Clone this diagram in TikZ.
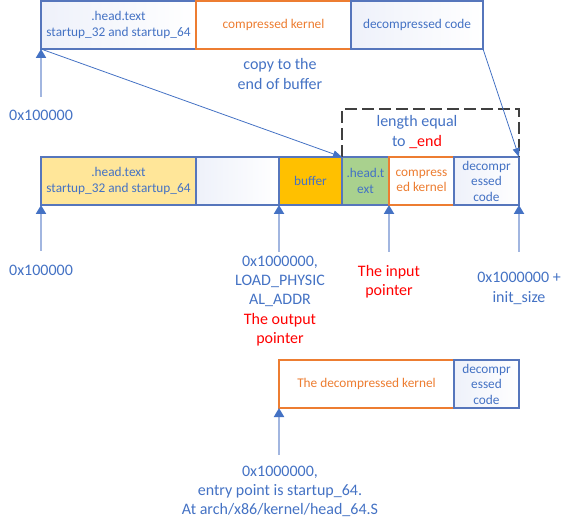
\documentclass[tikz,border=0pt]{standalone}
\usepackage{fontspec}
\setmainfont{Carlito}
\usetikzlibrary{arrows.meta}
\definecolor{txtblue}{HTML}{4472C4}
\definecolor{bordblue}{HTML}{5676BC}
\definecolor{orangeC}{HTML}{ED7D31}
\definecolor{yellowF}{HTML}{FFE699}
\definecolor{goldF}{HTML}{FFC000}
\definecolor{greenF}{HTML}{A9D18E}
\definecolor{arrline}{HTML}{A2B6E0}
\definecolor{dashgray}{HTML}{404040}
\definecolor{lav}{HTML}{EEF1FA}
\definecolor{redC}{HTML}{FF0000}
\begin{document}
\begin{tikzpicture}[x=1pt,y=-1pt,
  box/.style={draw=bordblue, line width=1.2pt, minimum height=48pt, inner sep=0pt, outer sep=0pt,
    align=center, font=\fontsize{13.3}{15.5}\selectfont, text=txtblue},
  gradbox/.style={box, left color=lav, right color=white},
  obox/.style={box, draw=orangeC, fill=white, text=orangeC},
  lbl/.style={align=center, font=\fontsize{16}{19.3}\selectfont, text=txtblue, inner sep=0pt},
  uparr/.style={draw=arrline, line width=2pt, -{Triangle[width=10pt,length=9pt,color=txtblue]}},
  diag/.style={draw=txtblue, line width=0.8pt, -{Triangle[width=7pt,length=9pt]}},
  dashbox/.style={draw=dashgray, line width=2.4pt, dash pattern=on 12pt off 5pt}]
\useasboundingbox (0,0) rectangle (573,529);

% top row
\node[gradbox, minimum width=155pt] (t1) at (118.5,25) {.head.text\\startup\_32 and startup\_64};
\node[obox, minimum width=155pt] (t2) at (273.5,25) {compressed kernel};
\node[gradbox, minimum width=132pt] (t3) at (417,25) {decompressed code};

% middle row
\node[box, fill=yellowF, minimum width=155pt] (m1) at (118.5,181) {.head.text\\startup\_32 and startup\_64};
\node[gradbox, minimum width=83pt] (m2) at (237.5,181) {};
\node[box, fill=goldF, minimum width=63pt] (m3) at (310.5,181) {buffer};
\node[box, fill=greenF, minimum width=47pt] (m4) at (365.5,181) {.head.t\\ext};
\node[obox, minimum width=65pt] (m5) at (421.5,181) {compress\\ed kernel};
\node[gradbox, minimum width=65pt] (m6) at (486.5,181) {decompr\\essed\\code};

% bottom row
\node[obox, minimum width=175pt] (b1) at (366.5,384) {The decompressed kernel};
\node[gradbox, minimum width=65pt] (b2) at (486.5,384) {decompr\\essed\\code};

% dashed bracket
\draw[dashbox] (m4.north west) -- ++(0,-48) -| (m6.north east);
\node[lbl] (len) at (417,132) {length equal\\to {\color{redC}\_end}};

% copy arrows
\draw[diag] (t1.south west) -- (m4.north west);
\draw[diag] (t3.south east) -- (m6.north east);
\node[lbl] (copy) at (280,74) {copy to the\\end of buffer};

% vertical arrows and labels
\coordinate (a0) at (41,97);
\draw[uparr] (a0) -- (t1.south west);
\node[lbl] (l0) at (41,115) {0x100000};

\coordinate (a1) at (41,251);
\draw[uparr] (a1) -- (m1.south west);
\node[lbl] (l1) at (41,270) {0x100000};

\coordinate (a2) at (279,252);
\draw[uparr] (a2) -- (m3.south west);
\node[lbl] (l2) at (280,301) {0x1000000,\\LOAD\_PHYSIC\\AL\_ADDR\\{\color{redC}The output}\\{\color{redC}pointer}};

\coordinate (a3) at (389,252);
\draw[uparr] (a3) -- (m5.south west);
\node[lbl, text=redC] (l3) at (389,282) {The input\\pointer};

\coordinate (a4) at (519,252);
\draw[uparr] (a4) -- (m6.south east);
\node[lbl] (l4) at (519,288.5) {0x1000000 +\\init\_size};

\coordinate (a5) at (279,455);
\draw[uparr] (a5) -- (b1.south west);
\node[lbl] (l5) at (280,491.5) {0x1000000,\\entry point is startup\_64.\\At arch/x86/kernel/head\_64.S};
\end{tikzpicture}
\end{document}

---

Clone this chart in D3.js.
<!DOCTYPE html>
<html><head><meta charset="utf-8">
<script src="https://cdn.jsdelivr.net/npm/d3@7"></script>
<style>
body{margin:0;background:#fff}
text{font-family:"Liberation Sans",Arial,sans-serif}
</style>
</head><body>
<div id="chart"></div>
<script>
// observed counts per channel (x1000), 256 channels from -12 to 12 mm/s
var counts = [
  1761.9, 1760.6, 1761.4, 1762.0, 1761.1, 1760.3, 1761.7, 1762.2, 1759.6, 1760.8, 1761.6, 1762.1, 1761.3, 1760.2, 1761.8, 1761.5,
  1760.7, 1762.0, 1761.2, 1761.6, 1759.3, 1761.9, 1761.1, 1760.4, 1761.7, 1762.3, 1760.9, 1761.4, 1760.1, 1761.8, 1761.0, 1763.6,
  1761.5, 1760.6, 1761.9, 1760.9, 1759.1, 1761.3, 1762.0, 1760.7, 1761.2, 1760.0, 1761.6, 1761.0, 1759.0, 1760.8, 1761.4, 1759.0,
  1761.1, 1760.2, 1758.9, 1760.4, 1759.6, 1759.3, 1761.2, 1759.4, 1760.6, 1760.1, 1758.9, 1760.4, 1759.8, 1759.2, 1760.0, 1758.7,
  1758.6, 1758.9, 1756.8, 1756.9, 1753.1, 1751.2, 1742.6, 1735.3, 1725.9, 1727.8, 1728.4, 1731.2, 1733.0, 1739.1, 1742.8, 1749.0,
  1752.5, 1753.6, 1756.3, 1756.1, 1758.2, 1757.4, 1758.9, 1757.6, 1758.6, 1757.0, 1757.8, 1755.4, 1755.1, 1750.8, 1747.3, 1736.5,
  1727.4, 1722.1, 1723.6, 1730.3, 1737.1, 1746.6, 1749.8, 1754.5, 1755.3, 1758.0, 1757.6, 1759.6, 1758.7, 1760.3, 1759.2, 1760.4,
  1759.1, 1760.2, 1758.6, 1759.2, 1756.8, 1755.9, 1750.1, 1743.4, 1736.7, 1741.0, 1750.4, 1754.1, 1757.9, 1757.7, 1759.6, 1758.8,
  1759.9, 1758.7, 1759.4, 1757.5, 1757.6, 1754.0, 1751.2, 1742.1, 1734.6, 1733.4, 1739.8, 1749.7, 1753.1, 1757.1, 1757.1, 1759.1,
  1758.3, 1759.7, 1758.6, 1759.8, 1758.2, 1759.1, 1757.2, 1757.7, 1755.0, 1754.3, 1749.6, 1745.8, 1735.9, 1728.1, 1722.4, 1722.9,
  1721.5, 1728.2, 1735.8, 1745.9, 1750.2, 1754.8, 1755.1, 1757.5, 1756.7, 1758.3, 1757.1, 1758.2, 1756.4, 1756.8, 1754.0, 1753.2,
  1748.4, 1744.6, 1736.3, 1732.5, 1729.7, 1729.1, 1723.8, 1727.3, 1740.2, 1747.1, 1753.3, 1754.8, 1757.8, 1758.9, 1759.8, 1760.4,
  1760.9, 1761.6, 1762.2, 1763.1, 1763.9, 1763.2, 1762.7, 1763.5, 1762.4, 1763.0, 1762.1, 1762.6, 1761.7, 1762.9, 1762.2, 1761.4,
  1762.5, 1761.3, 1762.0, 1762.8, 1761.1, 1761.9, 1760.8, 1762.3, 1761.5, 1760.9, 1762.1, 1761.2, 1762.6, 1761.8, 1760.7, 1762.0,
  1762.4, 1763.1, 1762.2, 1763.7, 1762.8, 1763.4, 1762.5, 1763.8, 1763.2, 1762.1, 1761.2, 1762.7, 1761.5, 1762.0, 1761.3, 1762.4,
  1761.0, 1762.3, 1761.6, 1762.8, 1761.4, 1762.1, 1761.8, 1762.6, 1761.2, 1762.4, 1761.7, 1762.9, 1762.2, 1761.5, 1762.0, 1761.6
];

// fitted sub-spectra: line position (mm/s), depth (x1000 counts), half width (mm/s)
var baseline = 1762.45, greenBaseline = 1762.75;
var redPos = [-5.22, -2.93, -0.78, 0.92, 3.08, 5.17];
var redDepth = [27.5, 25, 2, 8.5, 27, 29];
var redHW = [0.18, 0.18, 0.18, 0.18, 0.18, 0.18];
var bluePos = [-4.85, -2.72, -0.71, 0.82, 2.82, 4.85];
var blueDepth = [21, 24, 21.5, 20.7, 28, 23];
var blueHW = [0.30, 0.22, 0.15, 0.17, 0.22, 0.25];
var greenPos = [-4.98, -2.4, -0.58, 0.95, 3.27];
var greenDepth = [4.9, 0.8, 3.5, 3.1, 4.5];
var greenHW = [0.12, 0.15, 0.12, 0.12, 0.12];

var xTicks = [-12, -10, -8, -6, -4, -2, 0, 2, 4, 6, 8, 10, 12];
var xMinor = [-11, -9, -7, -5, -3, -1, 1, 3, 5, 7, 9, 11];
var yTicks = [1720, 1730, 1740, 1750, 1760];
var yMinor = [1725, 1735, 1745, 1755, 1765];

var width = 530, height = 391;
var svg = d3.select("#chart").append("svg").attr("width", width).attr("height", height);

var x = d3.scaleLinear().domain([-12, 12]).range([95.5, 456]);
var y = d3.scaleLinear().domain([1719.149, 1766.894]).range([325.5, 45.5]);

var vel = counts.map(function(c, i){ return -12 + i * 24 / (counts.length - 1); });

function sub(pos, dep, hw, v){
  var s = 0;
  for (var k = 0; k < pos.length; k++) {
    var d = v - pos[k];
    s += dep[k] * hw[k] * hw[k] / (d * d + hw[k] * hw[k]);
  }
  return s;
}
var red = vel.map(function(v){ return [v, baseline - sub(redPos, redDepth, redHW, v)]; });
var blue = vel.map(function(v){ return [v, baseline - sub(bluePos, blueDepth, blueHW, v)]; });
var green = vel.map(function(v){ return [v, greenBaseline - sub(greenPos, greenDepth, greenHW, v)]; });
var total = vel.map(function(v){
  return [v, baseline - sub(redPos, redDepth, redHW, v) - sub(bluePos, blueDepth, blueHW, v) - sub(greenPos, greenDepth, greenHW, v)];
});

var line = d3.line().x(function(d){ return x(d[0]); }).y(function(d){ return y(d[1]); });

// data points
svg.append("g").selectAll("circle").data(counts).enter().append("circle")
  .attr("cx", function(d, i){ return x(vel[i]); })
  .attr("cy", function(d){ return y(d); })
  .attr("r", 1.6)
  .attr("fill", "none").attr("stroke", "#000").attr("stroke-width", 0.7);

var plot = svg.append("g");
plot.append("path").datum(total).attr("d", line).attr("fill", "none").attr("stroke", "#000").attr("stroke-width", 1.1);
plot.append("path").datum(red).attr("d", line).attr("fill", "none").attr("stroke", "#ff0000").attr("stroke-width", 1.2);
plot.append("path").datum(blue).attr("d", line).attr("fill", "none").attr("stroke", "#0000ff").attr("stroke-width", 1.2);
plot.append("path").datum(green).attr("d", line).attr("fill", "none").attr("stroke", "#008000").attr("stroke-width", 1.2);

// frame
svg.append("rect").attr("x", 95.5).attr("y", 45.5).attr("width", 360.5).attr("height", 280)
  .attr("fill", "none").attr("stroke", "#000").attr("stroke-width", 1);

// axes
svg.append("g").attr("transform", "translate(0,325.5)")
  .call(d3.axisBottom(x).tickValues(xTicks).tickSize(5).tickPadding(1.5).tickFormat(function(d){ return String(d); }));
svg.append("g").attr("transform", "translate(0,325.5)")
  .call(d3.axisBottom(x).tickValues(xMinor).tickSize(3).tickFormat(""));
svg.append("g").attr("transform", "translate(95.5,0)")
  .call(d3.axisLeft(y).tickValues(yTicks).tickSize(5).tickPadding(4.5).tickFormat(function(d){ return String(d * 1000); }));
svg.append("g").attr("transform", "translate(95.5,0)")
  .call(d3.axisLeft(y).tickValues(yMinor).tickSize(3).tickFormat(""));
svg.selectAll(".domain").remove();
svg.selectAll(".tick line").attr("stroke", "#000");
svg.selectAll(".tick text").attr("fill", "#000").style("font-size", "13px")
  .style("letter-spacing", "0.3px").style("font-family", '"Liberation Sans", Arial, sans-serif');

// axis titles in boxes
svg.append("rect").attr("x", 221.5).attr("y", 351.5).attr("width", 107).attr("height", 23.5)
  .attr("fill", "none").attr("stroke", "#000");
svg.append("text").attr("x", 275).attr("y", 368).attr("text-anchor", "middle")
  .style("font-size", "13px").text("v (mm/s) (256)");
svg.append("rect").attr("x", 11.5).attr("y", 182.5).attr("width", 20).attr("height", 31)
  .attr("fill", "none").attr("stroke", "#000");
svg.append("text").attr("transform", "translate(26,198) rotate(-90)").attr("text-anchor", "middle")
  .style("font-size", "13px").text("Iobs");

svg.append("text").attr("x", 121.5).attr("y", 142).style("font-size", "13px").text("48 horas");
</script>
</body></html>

GIVEN PROBLEM:
Repeat exactly the stretch of lines that opens with the line containing "Clone this diagram in TikZ." and closes with the line containing "minimum width=65pt] (b2)". Leave the pictures out, and add nothing.

IN RESPONSE:
Clone this diagram in TikZ.
\documentclass[tikz,border=0pt]{standalone}
\usepackage{fontspec}
\setmainfont{Carlito}
\usetikzlibrary{arrows.meta}
\definecolor{txtblue}{HTML}{4472C4}
\definecolor{bordblue}{HTML}{5676BC}
\definecolor{orangeC}{HTML}{ED7D31}
\definecolor{yellowF}{HTML}{FFE699}
\definecolor{goldF}{HTML}{FFC000}
\definecolor{greenF}{HTML}{A9D18E}
\definecolor{arrline}{HTML}{A2B6E0}
\definecolor{dashgray}{HTML}{404040}
\definecolor{lav}{HTML}{EEF1FA}
\definecolor{redC}{HTML}{FF0000}
\begin{document}
\begin{tikzpicture}[x=1pt,y=-1pt,
  box/.style={draw=bordblue, line width=1.2pt, minimum height=48pt, inner sep=0pt, outer sep=0pt,
    align=center, font=\fontsize{13.3}{15.5}\selectfont, text=txtblue},
  gradbox/.style={box, left color=lav, right color=white},
  obox/.style={box, draw=orangeC, fill=white, text=orangeC},
  lbl/.style={align=center, font=\fontsize{16}{19.3}\selectfont, text=txtblue, inner sep=0pt},
  uparr/.style={draw=arrline, line width=2pt, -{Triangle[width=10pt,length=9pt,color=txtblue]}},
  diag/.style={draw=txtblue, line width=0.8pt, -{Triangle[width=7pt,length=9pt]}},
  dashbox/.style={draw=dashgray, line width=2.4pt, dash pattern=on 12pt off 5pt}]
\useasboundingbox (0,0) rectangle (573,529);

% top row
\node[gradbox, minimum width=155pt] (t1) at (118.5,25) {.head.text\\startup\_32 and startup\_64};
\node[obox, minimum width=155pt] (t2) at (273.5,25) {compressed kernel};
\node[gradbox, minimum width=132pt] (t3) at (417,25) {decompressed code};

% middle row
\node[box, fill=yellowF, minimum width=155pt] (m1) at (118.5,181) {.head.text\\startup\_32 and startup\_64};
\node[gradbox, minimum width=83pt] (m2) at (237.5,181) {};
\node[box, fill=goldF, minimum width=63pt] (m3) at (310.5,181) {buffer};
\node[box, fill=greenF, minimum width=47pt] (m4) at (365.5,181) {.head.t\\ext};
\node[obox, minimum width=65pt] (m5) at (421.5,181) {compress\\ed kernel};
\node[gradbox, minimum width=65pt] (m6) at (486.5,181) {decompr\\essed\\code};

% bottom row
\node[obox, minimum width=175pt] (b1) at (366.5,384) {The decompressed kernel};
\node[gradbox, minimum width=65pt] (b2) at (486.5,384) {decompr\\essed\\code};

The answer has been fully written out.